**Stated task**.
Look for the line containing "Write the seaborn" and the line containing "years = list(range(37, 198))" in the entries below. Copy those two and all lines between them exactly, leaving out pictures.

**Input records**.
-- -- --

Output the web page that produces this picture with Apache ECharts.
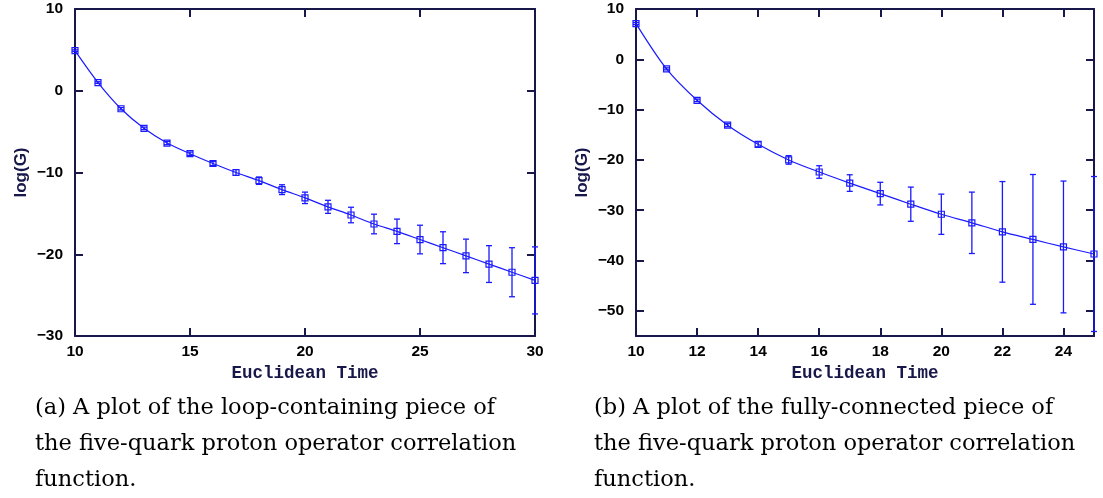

-- -- --

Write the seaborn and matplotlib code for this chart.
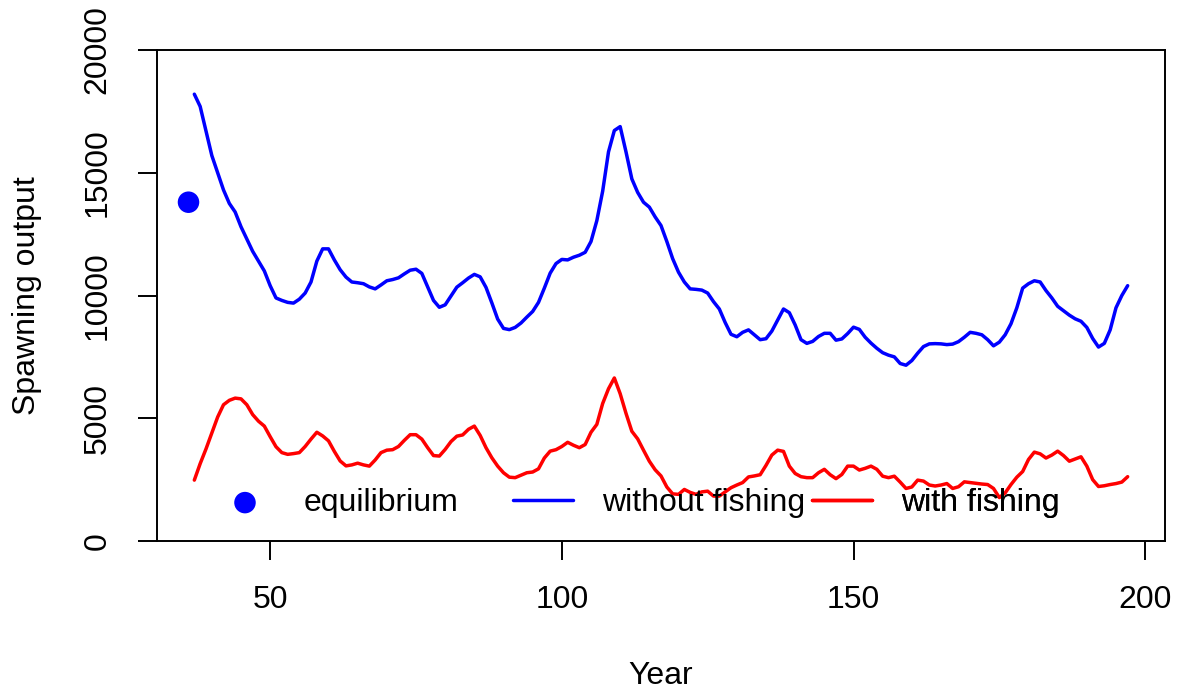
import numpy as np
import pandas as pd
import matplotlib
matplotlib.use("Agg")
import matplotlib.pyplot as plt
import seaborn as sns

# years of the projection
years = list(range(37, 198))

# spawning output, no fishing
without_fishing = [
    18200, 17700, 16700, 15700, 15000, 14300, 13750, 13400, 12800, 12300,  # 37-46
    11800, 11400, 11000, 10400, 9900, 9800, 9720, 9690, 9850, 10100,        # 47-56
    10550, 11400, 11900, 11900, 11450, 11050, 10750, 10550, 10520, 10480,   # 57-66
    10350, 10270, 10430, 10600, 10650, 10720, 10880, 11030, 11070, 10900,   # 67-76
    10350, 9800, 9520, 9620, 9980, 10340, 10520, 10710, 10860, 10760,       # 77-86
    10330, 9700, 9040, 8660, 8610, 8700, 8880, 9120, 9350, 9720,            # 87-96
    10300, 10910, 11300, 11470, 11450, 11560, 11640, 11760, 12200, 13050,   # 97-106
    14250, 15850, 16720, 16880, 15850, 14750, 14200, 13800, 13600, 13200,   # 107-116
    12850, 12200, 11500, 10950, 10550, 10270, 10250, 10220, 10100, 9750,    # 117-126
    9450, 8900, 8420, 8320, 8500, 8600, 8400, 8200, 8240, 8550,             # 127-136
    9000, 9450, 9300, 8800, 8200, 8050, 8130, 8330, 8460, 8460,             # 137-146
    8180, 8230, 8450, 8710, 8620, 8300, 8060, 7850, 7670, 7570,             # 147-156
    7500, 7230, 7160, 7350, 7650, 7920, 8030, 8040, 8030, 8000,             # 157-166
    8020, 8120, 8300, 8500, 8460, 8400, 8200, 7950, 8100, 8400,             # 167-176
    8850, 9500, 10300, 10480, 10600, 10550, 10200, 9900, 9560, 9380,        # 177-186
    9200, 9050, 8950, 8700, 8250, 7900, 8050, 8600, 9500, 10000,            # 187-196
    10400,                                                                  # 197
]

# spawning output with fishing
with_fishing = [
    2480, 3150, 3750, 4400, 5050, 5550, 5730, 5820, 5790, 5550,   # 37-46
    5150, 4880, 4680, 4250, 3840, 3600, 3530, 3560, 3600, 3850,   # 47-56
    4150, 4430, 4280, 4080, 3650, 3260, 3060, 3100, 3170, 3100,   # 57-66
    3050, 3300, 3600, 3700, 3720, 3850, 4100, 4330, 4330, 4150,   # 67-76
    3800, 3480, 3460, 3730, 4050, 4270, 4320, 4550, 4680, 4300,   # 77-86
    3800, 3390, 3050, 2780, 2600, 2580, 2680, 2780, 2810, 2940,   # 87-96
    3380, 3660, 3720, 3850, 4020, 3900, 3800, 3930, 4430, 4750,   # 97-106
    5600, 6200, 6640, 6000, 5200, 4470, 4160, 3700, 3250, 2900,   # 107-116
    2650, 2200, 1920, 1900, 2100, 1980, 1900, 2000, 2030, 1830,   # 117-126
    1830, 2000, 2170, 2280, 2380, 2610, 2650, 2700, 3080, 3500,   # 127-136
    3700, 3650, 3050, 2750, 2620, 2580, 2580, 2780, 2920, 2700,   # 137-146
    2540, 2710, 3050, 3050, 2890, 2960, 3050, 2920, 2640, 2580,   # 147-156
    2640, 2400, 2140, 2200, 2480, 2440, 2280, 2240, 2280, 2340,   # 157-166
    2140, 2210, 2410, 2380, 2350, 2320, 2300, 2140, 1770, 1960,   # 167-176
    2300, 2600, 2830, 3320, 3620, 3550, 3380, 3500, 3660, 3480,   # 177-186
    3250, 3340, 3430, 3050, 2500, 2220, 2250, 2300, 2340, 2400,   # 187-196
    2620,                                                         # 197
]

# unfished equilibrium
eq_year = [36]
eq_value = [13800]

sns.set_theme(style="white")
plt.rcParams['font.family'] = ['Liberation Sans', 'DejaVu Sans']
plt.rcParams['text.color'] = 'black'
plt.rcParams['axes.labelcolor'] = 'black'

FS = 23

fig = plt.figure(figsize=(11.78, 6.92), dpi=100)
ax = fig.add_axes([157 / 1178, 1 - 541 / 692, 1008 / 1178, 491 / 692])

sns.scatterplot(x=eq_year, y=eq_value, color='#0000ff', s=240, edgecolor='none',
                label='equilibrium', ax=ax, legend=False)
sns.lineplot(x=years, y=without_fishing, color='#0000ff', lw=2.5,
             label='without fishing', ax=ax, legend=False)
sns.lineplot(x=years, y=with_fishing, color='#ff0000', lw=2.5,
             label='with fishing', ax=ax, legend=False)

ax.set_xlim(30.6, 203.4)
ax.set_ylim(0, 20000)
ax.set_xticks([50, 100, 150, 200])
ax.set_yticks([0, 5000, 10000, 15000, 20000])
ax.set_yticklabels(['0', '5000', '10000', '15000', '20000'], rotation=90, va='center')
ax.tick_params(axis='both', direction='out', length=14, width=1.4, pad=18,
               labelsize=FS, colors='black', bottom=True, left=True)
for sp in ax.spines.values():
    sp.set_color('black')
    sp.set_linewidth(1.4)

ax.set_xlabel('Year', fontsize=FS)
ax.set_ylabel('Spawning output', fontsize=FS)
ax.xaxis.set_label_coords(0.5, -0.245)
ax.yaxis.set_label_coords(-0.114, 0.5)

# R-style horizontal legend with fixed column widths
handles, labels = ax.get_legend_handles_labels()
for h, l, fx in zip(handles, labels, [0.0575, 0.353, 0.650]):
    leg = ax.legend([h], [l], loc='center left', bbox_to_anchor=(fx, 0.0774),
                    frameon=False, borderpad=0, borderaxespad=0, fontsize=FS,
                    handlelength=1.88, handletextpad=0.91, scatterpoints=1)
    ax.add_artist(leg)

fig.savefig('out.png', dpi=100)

-- -- --

**Completed task**.
Write the seaborn and matplotlib code for this chart.
import numpy as np
import pandas as pd
import matplotlib
matplotlib.use("Agg")
import matplotlib.pyplot as plt
import seaborn as sns

# years of the projection
years = list(range(37, 198))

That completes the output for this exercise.